The obvious and easy solution is to prevent the setting of the number of threads to greater than the number of processors.
Linux stack trace:
boost::detail::sp_counted_base::use_count() at sp_counted_base_gcc_x86.hpp:165 0x997c20 boost::detail::shared_count::use_count() at shared_count.hpp:269 0x997c4d boost::detail::shared_count::unique() at shared_count.hpp:274 0x7ffff7c2d5fa boost::shared_ptr<Mantid::Geometry::Detector>::unique() at shared_ptr.hpp:432 0x7ffff755bbd4 Mantid::Geometry::ComponentPool<Mantid::Geometry::Detector>::getIndexInCache() at ParComponentFactory.cpp:78 0x7ffff755b2ac Mantid::Geometry::ComponentPool<Mantid::Geometry::Detector>::create() at ParComponentFactory.cpp:46 0x7ffff755ab96 Mantid::Geometry::ParComponentFactory::createDetector() at ParComponentFactory.cpp:118 0x7ffff755a1de Mantid::Geometry::Instrument::getDetector() at Instrument.cpp:412 0x7ffff74ef755 Mantid::Geometry::Instrument::getDetectors() at Instrument.cpp:481 0x7ffff74efe7c Mantid::API::MatrixWorkspace::getDetector() at MatrixWorkspace.cpp:734 0x7ffff6f9ead5 Mantid::Algorithms::ConvertUnits::convertViaTOF() at ConvertUnits.cpp:422 0x7fffdeaa4685
Mac stack trace:
Thread 8 Crashed: 0 libMantidGeometry.dylib 0x0000000100f6ec39 Mantid::Geometry::ParComponentFactory::createDetector(Mantid::Geometry::IDetector const*, Mantid::Geometry::ParameterMap const*) + 713 1 libMantidGeometry.dylib 0x0000000100f20b52 Mantid::Geometry::Instrument::getDetectors(std::set<int, std::less<int>, std::allocator<int> > const&) const + 178 2 libMantidAPI.dylib 0x0000000101294573 Mantid::API::MatrixWorkspace::getDetector(unsigned long) const + 803 3 libMantidAlgorithms.dylib 0x00000001192cbedc Mantid::Algorithms::ConvertUnits::convertViaTOF(boost::shared_ptr<Mantid::Kernel::Unit const>, boost::shared_ptr<Mantid::API::MatrixWorkspace>) + 5052 4 libiomp5.dylib 0x0000000104d45b53 __kmp_invoke_microtask + 147 5 libiomp5.dylib 0x0000000104d26195 __kmpc_invoke_task_func + 181 6 libiomp5.dylib 0x0000000104d2204a __kmp_launch_thread + 490 7 libiomp5.dylib 0x0000000104d45f5d __kmp_launch_worker(void*) + 333 8 libSystem.B.dylib 0x00007fff83bdcfd6 _pthread_start + 331 9 libSystem.B.dylib 0x00007fff83bdce89 thread_start + 13
Change History
comment:2 Changed 9 years ago by Russell Taylor
- Status changed from new to accepted
- Owner set to Russell Taylor
comment:5 Changed 9 years ago by Russell Taylor
- Status changed from accepted to verify
- Resolution set to fixed
To test:
- Set the MultiThreaded.MaxCores property to something larger than your number of physical processors
- Load a WISH data file (or any one that will end up with parameterized detectors - LOQ's another, I think)
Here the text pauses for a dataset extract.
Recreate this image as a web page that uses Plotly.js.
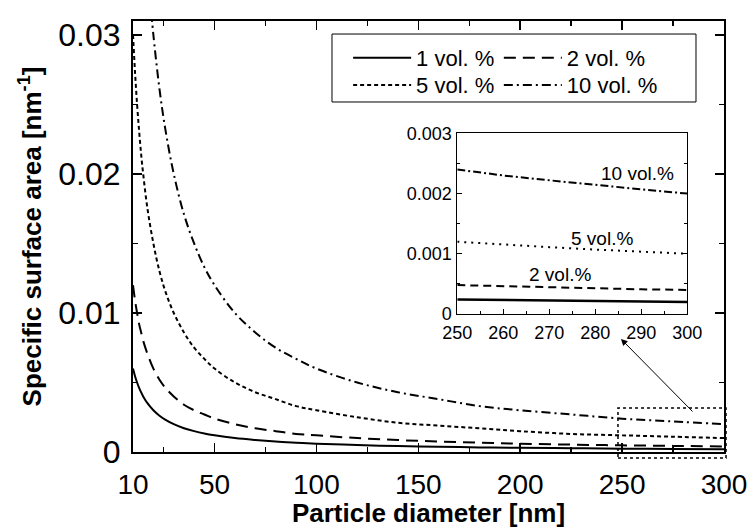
<!DOCTYPE html>
<html><head><meta charset="utf-8">
<script src="https://cdn.plot.ly/plotly-3.0.1.min.js"></script>
<style>html,body{margin:0;padding:0;background:#fff}#chart{width:753px;height:528px}</style>
</head><body><div id="chart"></div>
<script>
// Main chart data
const diam = [10, 11, 12, 13, 14, 15, 17, 20, 23, 26, 30, 35, 40, 45, 50, 60, 70, 80, 90, 100, 120, 140, 160, 180, 200, 225, 250, 275, 300];
const vol1 = [0.0060, 0.00545, 0.0050, 0.00462, 0.00429, 0.0040, 0.00353, 0.0030, 0.00261, 0.00231, 0.0020, 0.00171, 0.0015, 0.00133, 0.0012, 0.0010, 0.00086, 0.00075, 0.00067, 0.0006, 0.0005, 0.00043, 0.00038, 0.00033, 0.0003, 0.00027, 0.00024, 0.00022, 0.0002];
const vol2 = [0.012, 0.0109, 0.010, 0.0092, 0.0086, 0.008, 0.0071, 0.006, 0.0052, 0.0046, 0.004, 0.0034, 0.003, 0.0027, 0.0024, 0.002, 0.0017, 0.0015, 0.0013, 0.0012, 0.001, 0.00086, 0.00075, 0.00067, 0.0006, 0.00053, 0.00048, 0.00044, 0.0004];
const vol5 = [0.030, 0.0273, 0.025, 0.0231, 0.0214, 0.020, 0.0176, 0.015, 0.0130, 0.0115, 0.010, 0.0086, 0.0075, 0.0067, 0.006, 0.005, 0.0043, 0.0038, 0.0033, 0.003, 0.0025, 0.0021, 0.0019, 0.0017, 0.0015, 0.0013, 0.0012, 0.0011, 0.001];
const diam10 = [19, 20, 23, 26, 30, 35, 40, 45, 50, 60, 70, 80, 90, 100, 120, 140, 160, 180, 200, 225, 250, 275, 300];
const vol10 = [0.0316, 0.030, 0.0261, 0.0231, 0.020, 0.0171, 0.015, 0.0133, 0.012, 0.010, 0.0086, 0.0075, 0.0067, 0.006, 0.005, 0.0043, 0.0038, 0.0033, 0.003, 0.0027, 0.0024, 0.0022, 0.002];
const seriesNames = ['1 vol. %', '2 vol. %', '5 vol. %', '10 vol. %'];

// Inset data
const diamInset = [250, 260, 270, 280, 290, 300];
const inset1 = [0.00024, 0.00023, 0.00022, 0.00021, 0.00021, 0.0002];
const inset2 = [0.00048, 0.00046, 0.00044, 0.00043, 0.00041, 0.0004];
const inset5 = [0.0012, 0.00115, 0.00111, 0.00107, 0.00103, 0.001];
const inset10 = [0.0024, 0.0023, 0.00222, 0.00214, 0.00207, 0.002];
const insetLabels = ['10 vol.%', '5 vol.%', '2 vol.%'];

// Tick labels
const xTickVals = [10, 50, 100, 150, 200, 250, 300];
const xTickText = ['10', '50', '100', '150', '200', '250', '300'];
const yTickVals = [0, 0.01, 0.02, 0.03];
const yTickText = ['0', '0.01', '0.02', '0.03'];
const insetYVals = [0, 0.001, 0.002, 0.003];
const insetYText = ['0', '0.001', '0.002', '0.003'];

const FONT = 'Liberation Sans, Arial, sans-serif';
const K = '#000';

const traces = [
  {x: diam, y: vol1, name: seriesNames[0], legend: 'legend', mode: 'lines', line: {color: K, width: 2, shape: 'spline'}},
  {x: diam, y: vol2, name: seriesNames[1], legend: 'legend2', mode: 'lines', line: {color: K, width: 2, dash: '12px,7px', shape: 'spline'}},
  {x: diam, y: vol5, name: seriesNames[2], legend: 'legend3', mode: 'lines', line: {color: K, width: 2, dash: '4px,3px', shape: 'spline'}},
  {x: diam10, y: vol10, name: seriesNames[3], legend: 'legend4', mode: 'lines', line: {color: K, width: 2, dash: '9px,4px,2px,4px', shape: 'spline'}},
  {x: diamInset, y: inset1, xaxis: 'x2', yaxis: 'y2', mode: 'lines', showlegend: false, line: {color: K, width: 2.5}},
  {x: diamInset, y: inset2, xaxis: 'x2', yaxis: 'y2', mode: 'lines', showlegend: false, line: {color: K, width: 2, dash: '8px,5px'}},
  {x: diamInset, y: inset5, xaxis: 'x2', yaxis: 'y2', mode: 'lines', showlegend: false, line: {color: K, width: 2, dash: '2px,5px'}},
  {x: diamInset, y: inset10, xaxis: 'x2', yaxis: 'y2', mode: 'lines', showlegend: false, line: {color: K, width: 2, dash: '8px,3px,2px,3px'}}
];

const legendCommon = {
  orientation: 'v', bgcolor: 'rgba(0,0,0,0)', borderwidth: 0,
  font: {family: FONT, size: 22, color: K}, itemwidth: 58,
  xanchor: 'left', yanchor: 'top', tracegroupgap: 0
};

const layout = {
  width: 753, height: 528,
  margin: {l: 133, r: 29, t: 21, b: 76},
  paper_bgcolor: '#fff', plot_bgcolor: '#fff',
  font: {family: FONT, color: K},
  showlegend: true,
  legend: Object.assign({}, legendCommon, {x: 0.364, y: 0.963}),
  legend2: Object.assign({}, legendCommon, {x: 0.619, y: 0.963}),
  legend3: Object.assign({}, legendCommon, {x: 0.364, y: 0.900}),
  legend4: Object.assign({}, legendCommon, {x: 0.619, y: 0.900}),
  xaxis: {
    range: [10, 300], domain: [0, 1], anchor: 'y',
    tickmode: 'array', tickvals: xTickVals, ticktext: xTickText,
    ticks: 'inside', ticklen: 9, tickwidth: 1.5, tickcolor: K,
    minor: {tickmode: 'linear', tick0: 0, dtick: 25, ticks: 'inside', ticklen: 5, tickwidth: 1.5, tickcolor: K},
    showline: true, linewidth: 2, linecolor: K, mirror: 'ticks',
    showgrid: false, zeroline: false,
    tickfont: {family: FONT, size: 28, color: K}, ticklabelstandoff: 6,
    title: {text: 'Particle diameter [nm]', font: {family: FONT, size: 26, color: K, weight: 'bold'}, standoff: 3}
  },
  yaxis: {
    range: [0, 0.031], domain: [0, 1], anchor: 'x',
    tickmode: 'array', tickvals: yTickVals, ticktext: yTickText,
    ticks: 'inside', ticklen: 9, tickwidth: 1.5, tickcolor: K,
    minor: {tickmode: 'linear', tick0: 0, dtick: 0.005, ticks: 'inside', ticklen: 5, tickwidth: 1.5, tickcolor: K},
    showline: true, linewidth: 2, linecolor: K, mirror: 'ticks',
    showgrid: false, zeroline: false,
    tickfont: {family: FONT, size: 32, color: K}, ticklabelstandoff: 4,
    title: {text: 'Specific surface area [nm<sup>-1</sup>]', font: {family: FONT, size: 26, color: K, weight: 'bold'}, standoff: 9}
  },
  xaxis2: {
    range: [250, 300], domain: [0.5487, 0.9379], anchor: 'y2',
    dtick: 10, tick0: 250,
    ticks: 'inside', ticklen: 5, tickwidth: 1, tickcolor: K,
    minor: {dtick: 5, ticks: 'inside', ticklen: 3, tickwidth: 1, tickcolor: K},
    showline: true, linewidth: 1, linecolor: K, mirror: true,
    showgrid: false, zeroline: false,
    tickfont: {family: FONT, size: 18, color: K}, ticklabelstandoff: 2
  },
  yaxis2: {
    range: [0, 0.003], domain: [0.3202, 0.7394], anchor: 'x2',
    tickmode: 'array', tickvals: insetYVals, ticktext: insetYText,
    ticks: 'inside', ticklen: 5, tickwidth: 1, tickcolor: K,
    minor: {tickmode: 'linear', tick0: 0, dtick: 0.0005, ticks: 'inside', ticklen: 3, tickwidth: 1, tickcolor: K},
    showline: true, linewidth: 1, linecolor: K, mirror: 'ticks',
    showgrid: false, zeroline: false,
    tickfont: {family: FONT, size: 18, color: K}, ticklabelstandoff: 1
  },
  shapes: [
    // legend frame
    {type: 'rect', xref: 'paper', yref: 'paper', x0: 0.3367, x1: 0.9526, y0: 0.8121, y1: 0.9698, line: {color: K, width: 1}},
    // dotted zoom box
    {type: 'rect', xref: 'paper', yref: 'paper', x0: 0.8206, x1: 1.0034, y0: -0.0139, y1: 0.1021, line: {color: K, width: 1.5, dash: '3px,3px'}}
  ],
  annotations: [
    {xref: 'x2', yref: 'y2', x: 289.1, y: 0.00234, text: insetLabels[0], showarrow: false, font: {family: FONT, size: 19, color: K}},
    {xref: 'x2', yref: 'y2', x: 281.5, y: 0.00126, text: insetLabels[1], showarrow: false, font: {family: FONT, size: 19, color: K}},
    {xref: 'x2', yref: 'y2', x: 272.4, y: 0.00065, text: insetLabels[2], showarrow: false, font: {family: FONT, size: 19, color: K}},
    {xref: 'paper', yref: 'paper', x: 0.8257, y: 0.2622, text: '', showarrow: true,
     axref: 'pixel', ayref: 'pixel', ax: 73, ay: 74, arrowhead: 2, arrowsize: 1.3, arrowwidth: 1, arrowcolor: K}
  ]
};

Plotly.newPlot('chart', traces, layout, {staticPlot: true, displayModeBar: false});
</script></body></html>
- Run ConvertUnits to, e.g., wavelength
- Before the fix, this was a guaranteed crash
comment:6 Changed 9 years ago by Vickie Lynch
- Status changed from verify to verifying
- Tester set to Vickie Lynch
I think I've figured out what's going on. ParComponentFactory initialises its g_detPool static variable based on the maximum number of threads. This happens before whatever value is in MultiThreaded.MaxCores is set. When ComponentPool::getIndexInCache() then accesses things based on the (new) max number of threads, things go bad.
I spotted this when I noticed that if you set the number of threads via the OMP_NUM_THREADS environment variable, then things are fine.